**Charts and diagrams as code**
== == ==

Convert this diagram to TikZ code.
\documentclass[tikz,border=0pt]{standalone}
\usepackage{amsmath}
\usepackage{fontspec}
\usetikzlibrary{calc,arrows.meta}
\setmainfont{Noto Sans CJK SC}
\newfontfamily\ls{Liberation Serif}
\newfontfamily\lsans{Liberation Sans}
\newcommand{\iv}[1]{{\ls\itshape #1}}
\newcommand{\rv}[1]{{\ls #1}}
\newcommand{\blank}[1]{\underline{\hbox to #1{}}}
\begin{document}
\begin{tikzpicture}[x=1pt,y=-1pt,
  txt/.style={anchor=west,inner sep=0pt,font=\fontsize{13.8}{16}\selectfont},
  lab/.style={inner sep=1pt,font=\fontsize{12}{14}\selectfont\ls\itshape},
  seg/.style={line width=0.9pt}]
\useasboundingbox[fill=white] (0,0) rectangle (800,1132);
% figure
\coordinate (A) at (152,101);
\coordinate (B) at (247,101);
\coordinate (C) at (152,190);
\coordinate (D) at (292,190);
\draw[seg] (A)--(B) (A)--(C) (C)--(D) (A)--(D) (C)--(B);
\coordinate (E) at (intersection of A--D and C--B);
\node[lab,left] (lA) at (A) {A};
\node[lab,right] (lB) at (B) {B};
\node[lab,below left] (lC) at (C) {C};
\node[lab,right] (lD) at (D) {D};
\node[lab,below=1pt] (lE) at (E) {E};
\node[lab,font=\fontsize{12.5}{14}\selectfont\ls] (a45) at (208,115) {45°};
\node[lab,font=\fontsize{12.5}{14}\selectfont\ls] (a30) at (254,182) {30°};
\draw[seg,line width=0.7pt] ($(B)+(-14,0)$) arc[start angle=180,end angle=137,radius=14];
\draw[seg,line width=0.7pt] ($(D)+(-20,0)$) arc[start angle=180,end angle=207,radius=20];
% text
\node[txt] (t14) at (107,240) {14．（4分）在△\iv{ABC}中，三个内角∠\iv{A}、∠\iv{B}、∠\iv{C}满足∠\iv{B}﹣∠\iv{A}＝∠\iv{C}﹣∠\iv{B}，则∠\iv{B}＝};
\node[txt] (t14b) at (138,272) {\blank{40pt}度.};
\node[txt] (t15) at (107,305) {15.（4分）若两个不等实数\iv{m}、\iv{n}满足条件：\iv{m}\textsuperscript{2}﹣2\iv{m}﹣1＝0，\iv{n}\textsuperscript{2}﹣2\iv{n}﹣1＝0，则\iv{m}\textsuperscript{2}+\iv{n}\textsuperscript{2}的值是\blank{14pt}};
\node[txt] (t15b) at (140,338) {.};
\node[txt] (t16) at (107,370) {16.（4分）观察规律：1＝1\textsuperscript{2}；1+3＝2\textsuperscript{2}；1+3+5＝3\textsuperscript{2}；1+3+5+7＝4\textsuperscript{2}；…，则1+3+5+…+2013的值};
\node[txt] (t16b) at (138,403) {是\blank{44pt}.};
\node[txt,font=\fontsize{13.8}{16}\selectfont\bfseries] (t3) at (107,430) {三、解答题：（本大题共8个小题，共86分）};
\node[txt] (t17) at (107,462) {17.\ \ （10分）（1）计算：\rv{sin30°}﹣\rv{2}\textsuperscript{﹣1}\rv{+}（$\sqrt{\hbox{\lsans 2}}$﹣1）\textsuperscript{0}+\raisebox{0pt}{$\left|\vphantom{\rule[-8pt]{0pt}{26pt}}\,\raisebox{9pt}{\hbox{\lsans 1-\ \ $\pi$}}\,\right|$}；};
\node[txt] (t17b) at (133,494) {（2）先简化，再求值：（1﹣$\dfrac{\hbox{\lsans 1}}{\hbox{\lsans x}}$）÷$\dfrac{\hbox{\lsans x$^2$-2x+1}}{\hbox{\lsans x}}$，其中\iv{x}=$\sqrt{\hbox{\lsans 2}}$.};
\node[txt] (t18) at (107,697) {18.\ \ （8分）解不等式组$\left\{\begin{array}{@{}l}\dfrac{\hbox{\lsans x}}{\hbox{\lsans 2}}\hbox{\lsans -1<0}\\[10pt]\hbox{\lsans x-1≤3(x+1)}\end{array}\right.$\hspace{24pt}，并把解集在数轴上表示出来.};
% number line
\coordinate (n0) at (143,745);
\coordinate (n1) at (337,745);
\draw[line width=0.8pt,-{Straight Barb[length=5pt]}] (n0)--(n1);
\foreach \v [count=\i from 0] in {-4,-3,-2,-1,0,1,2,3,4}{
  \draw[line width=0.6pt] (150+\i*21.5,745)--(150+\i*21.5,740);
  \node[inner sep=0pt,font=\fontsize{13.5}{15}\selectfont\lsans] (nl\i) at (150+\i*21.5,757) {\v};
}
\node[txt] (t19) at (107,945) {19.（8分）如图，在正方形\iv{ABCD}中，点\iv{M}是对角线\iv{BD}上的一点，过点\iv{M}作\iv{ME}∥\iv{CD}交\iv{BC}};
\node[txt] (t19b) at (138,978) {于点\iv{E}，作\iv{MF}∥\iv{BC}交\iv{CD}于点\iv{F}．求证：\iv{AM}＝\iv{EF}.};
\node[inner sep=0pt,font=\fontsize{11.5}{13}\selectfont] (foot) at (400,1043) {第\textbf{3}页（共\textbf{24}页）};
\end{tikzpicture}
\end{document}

== == ==

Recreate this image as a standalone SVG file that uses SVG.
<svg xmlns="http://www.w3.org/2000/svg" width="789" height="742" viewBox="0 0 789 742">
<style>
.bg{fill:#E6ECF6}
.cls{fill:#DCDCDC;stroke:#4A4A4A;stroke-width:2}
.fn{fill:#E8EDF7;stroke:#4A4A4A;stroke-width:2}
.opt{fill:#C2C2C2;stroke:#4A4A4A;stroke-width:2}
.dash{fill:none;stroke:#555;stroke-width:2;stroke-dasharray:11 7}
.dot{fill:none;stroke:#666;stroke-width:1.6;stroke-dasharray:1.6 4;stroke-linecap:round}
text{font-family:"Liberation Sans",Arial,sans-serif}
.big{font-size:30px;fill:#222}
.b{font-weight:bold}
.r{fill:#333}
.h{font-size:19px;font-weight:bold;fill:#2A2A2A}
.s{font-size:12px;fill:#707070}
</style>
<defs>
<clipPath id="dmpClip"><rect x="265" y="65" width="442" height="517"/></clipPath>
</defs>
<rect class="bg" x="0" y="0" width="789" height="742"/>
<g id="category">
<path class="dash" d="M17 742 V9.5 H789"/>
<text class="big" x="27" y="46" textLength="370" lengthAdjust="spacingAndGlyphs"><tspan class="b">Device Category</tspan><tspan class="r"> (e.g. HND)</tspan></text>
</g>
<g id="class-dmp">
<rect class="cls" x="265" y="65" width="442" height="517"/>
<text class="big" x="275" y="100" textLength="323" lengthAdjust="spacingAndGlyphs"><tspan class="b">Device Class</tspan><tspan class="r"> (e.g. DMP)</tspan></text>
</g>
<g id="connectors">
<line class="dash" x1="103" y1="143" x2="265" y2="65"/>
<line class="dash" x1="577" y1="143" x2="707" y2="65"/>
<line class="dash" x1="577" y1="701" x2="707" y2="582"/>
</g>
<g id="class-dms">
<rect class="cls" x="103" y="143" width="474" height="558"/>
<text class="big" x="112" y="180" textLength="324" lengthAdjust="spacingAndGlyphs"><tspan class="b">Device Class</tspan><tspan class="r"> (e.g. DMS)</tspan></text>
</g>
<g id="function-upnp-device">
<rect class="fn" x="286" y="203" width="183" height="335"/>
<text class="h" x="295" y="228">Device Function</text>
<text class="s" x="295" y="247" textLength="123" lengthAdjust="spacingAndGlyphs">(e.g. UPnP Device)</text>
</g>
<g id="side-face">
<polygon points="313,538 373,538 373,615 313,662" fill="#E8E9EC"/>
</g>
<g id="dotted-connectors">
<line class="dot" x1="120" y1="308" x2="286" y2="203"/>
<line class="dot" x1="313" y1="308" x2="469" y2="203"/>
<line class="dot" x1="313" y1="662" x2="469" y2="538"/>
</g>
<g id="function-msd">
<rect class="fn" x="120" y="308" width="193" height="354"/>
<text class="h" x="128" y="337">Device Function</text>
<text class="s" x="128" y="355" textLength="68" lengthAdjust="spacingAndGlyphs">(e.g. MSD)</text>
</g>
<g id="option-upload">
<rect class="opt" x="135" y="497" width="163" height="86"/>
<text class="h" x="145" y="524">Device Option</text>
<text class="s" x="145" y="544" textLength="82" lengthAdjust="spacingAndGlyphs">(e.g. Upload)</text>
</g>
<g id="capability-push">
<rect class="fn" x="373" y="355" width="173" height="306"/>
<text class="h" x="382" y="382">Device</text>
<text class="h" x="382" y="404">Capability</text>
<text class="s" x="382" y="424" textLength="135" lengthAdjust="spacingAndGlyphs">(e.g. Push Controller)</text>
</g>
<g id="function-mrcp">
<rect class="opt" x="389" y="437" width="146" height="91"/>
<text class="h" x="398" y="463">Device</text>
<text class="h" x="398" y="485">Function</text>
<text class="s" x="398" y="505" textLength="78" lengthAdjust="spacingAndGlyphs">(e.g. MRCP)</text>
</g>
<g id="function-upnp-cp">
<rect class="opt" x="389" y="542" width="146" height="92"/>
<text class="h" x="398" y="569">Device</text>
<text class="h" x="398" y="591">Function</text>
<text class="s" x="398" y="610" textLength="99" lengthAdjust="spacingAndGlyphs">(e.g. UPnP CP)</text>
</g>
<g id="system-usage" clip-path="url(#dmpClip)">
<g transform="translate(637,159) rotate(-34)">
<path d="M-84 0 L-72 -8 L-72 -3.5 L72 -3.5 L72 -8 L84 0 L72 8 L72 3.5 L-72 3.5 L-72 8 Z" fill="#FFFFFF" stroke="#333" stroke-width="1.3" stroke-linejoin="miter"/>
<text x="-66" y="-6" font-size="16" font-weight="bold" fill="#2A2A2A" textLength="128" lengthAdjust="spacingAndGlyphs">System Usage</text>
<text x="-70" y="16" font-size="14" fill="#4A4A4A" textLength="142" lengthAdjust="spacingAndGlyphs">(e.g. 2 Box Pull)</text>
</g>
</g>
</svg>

== == ==

**TASK TO CARRY OUT**
From the listing above, copy out each line where the word "standalone" appears.

**RESULT**
\documentclass[tikz,border=0pt]{standalone}
Recreate this image as a standalone SVG file that uses SVG.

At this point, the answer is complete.